» Recorded data
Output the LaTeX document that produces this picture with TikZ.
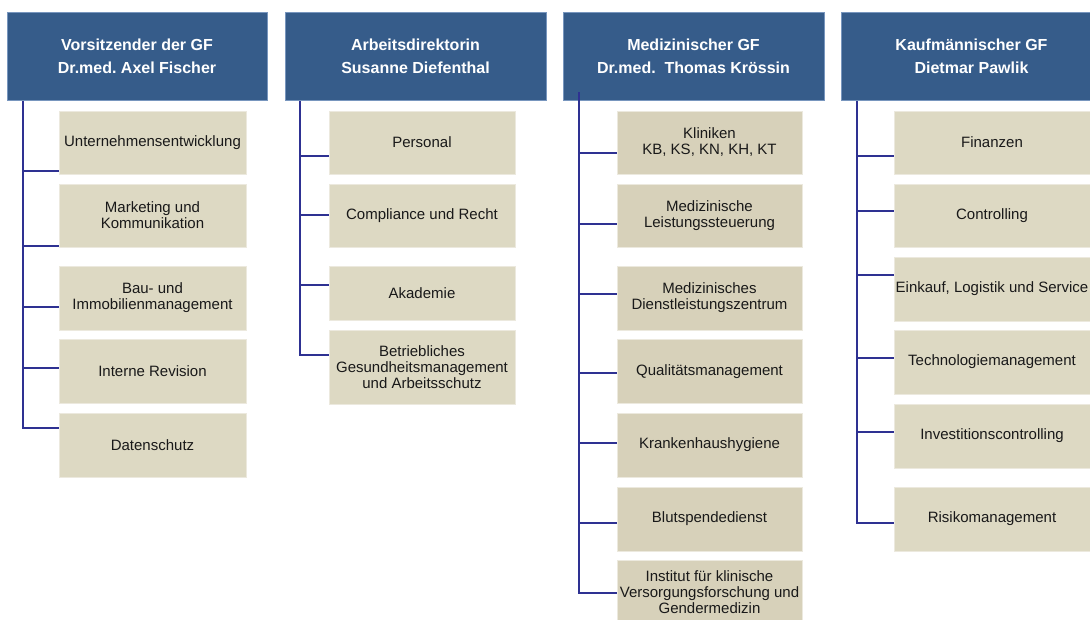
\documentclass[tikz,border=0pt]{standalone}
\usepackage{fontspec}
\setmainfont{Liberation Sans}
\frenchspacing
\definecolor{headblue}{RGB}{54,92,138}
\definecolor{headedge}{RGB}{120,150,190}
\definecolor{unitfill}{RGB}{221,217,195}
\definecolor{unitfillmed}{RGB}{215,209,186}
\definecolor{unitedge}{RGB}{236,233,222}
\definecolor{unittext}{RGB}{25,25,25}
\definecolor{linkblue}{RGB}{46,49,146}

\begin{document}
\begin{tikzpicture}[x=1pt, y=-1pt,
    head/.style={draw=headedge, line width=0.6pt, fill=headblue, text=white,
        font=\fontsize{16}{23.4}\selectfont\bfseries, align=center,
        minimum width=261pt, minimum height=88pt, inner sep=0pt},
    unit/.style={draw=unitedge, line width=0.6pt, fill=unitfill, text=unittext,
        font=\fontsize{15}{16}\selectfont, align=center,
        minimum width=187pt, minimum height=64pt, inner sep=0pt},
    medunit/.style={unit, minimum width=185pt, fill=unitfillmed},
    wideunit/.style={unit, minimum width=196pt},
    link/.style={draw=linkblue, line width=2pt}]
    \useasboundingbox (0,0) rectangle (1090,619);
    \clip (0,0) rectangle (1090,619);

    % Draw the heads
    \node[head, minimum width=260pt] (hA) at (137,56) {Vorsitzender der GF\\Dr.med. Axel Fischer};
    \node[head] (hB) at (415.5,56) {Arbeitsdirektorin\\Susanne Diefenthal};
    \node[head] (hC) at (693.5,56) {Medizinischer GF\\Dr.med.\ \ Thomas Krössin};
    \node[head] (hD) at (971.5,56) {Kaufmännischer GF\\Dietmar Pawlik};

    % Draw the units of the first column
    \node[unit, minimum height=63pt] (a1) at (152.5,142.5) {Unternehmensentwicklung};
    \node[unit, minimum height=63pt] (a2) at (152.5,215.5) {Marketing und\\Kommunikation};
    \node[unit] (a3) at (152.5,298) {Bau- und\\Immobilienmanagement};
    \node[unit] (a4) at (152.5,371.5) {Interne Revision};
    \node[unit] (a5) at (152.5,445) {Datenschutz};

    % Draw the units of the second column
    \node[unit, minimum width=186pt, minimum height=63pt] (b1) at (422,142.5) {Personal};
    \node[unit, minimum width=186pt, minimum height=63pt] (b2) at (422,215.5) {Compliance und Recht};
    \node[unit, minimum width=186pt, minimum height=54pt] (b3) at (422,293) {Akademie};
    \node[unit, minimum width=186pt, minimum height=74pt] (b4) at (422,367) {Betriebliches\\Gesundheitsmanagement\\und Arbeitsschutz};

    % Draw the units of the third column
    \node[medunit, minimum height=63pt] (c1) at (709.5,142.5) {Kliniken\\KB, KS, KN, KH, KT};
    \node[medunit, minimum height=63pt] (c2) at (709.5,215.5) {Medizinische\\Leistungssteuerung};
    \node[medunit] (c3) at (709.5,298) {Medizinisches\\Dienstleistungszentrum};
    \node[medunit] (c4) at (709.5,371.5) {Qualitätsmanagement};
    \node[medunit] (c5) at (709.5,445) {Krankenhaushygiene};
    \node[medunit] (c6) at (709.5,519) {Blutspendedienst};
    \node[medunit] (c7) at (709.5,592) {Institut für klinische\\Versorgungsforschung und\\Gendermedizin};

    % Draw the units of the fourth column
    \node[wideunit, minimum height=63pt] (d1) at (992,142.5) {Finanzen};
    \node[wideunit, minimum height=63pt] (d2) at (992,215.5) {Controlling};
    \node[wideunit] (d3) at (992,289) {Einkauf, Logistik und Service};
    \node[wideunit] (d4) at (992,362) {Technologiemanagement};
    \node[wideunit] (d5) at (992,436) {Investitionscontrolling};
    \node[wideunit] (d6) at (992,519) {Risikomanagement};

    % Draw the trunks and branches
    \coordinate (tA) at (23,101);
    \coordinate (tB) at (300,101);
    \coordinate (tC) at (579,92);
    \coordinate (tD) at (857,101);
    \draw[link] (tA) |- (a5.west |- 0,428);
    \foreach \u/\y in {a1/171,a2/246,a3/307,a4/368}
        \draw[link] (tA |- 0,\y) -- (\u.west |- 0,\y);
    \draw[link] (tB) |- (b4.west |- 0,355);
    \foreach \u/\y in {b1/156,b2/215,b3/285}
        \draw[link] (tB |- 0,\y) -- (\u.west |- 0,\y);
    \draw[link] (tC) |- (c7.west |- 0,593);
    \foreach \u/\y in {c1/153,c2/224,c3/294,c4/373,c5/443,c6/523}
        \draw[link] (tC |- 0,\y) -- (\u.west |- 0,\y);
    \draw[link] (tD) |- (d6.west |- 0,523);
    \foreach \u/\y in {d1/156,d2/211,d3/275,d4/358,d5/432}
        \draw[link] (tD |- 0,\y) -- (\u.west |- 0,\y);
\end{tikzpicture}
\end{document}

» Aim of the task
Leave the pictures out and output the rest of the listing exactly.

» Answer to the exercise
Output the LaTeX document that produces this picture with TikZ.
\documentclass[tikz,border=0pt]{standalone}
\usepackage{fontspec}
\setmainfont{Liberation Sans}
\frenchspacing
\definecolor{headblue}{RGB}{54,92,138}
\definecolor{headedge}{RGB}{120,150,190}
\definecolor{unitfill}{RGB}{221,217,195}
\definecolor{unitfillmed}{RGB}{215,209,186}
\definecolor{unitedge}{RGB}{236,233,222}
\definecolor{unittext}{RGB}{25,25,25}
\definecolor{linkblue}{RGB}{46,49,146}

\begin{document}
\begin{tikzpicture}[x=1pt, y=-1pt,
    head/.style={draw=headedge, line width=0.6pt, fill=headblue, text=white,
        font=\fontsize{16}{23.4}\selectfont\bfseries, align=center,
        minimum width=261pt, minimum height=88pt, inner sep=0pt},
    unit/.style={draw=unitedge, line width=0.6pt, fill=unitfill, text=unittext,
        font=\fontsize{15}{16}\selectfont, align=center,
        minimum width=187pt, minimum height=64pt, inner sep=0pt},
    medunit/.style={unit, minimum width=185pt, fill=unitfillmed},
    wideunit/.style={unit, minimum width=196pt},
    link/.style={draw=linkblue, line width=2pt}]
    \useasboundingbox (0,0) rectangle (1090,619);
    \clip (0,0) rectangle (1090,619);

    % Draw the heads
    \node[head, minimum width=260pt] (hA) at (137,56) {Vorsitzender der GF\\Dr.med. Axel Fischer};
    \node[head] (hB) at (415.5,56) {Arbeitsdirektorin\\Susanne Diefenthal};
    \node[head] (hC) at (693.5,56) {Medizinischer GF\\Dr.med.\ \ Thomas Krössin};
    \node[head] (hD) at (971.5,56) {Kaufmännischer GF\\Dietmar Pawlik};

    % Draw the units of the first column
    \node[unit, minimum height=63pt] (a1) at (152.5,142.5) {Unternehmensentwicklung};
    \node[unit, minimum height=63pt] (a2) at (152.5,215.5) {Marketing und\\Kommunikation};
    \node[unit] (a3) at (152.5,298) {Bau- und\\Immobilienmanagement};
    \node[unit] (a4) at (152.5,371.5) {Interne Revision};
    \node[unit] (a5) at (152.5,445) {Datenschutz};

    % Draw the units of the second column
    \node[unit, minimum width=186pt, minimum height=63pt] (b1) at (422,142.5) {Personal};
    \node[unit, minimum width=186pt, minimum height=63pt] (b2) at (422,215.5) {Compliance und Recht};
    \node[unit, minimum width=186pt, minimum height=54pt] (b3) at (422,293) {Akademie};
    \node[unit, minimum width=186pt, minimum height=74pt] (b4) at (422,367) {Betriebliches\\Gesundheitsmanagement\\und Arbeitsschutz};

    % Draw the units of the third column
    \node[medunit, minimum height=63pt] (c1) at (709.5,142.5) {Kliniken\\KB, KS, KN, KH, KT};
    \node[medunit, minimum height=63pt] (c2) at (709.5,215.5) {Medizinische\\Leistungssteuerung};
    \node[medunit] (c3) at (709.5,298) {Medizinisches\\Dienstleistungszentrum};
    \node[medunit] (c4) at (709.5,371.5) {Qualitätsmanagement};
    \node[medunit] (c5) at (709.5,445) {Krankenhaushygiene};
    \node[medunit] (c6) at (709.5,519) {Blutspendedienst};
    \node[medunit] (c7) at (709.5,592) {Institut für klinische\\Versorgungsforschung und\\Gendermedizin};

    % Draw the units of the fourth column
    \node[wideunit, minimum height=63pt] (d1) at (992,142.5) {Finanzen};
    \node[wideunit, minimum height=63pt] (d2) at (992,215.5) {Controlling};
    \node[wideunit] (d3) at (992,289) {Einkauf, Logistik und Service};
    \node[wideunit] (d4) at (992,362) {Technologiemanagement};
    \node[wideunit] (d5) at (992,436) {Investitionscontrolling};
    \node[wideunit] (d6) at (992,519) {Risikomanagement};

    % Draw the trunks and branches
    \coordinate (tA) at (23,101);
    \coordinate (tB) at (300,101);
    \coordinate (tC) at (579,92);
    \coordinate (tD) at (857,101);
    \draw[link] (tA) |- (a5.west |- 0,428);
    \foreach \u/\y in {a1/171,a2/246,a3/307,a4/368}
        \draw[link] (tA |- 0,\y) -- (\u.west |- 0,\y);
    \draw[link] (tB) |- (b4.west |- 0,355);
    \foreach \u/\y in {b1/156,b2/215,b3/285}
        \draw[link] (tB |- 0,\y) -- (\u.west |- 0,\y);
    \draw[link] (tC) |- (c7.west |- 0,593);
    \foreach \u/\y in {c1/153,c2/224,c3/294,c4/373,c5/443,c6/523}
        \draw[link] (tC |- 0,\y) -- (\u.west |- 0,\y);
    \draw[link] (tD) |- (d6.west |- 0,523);
    \foreach \u/\y in {d1/156,d2/211,d3/275,d4/358,d5/432}
        \draw[link] (tD |- 0,\y) -- (\u.west |- 0,\y);
\end{tikzpicture}
\end{document}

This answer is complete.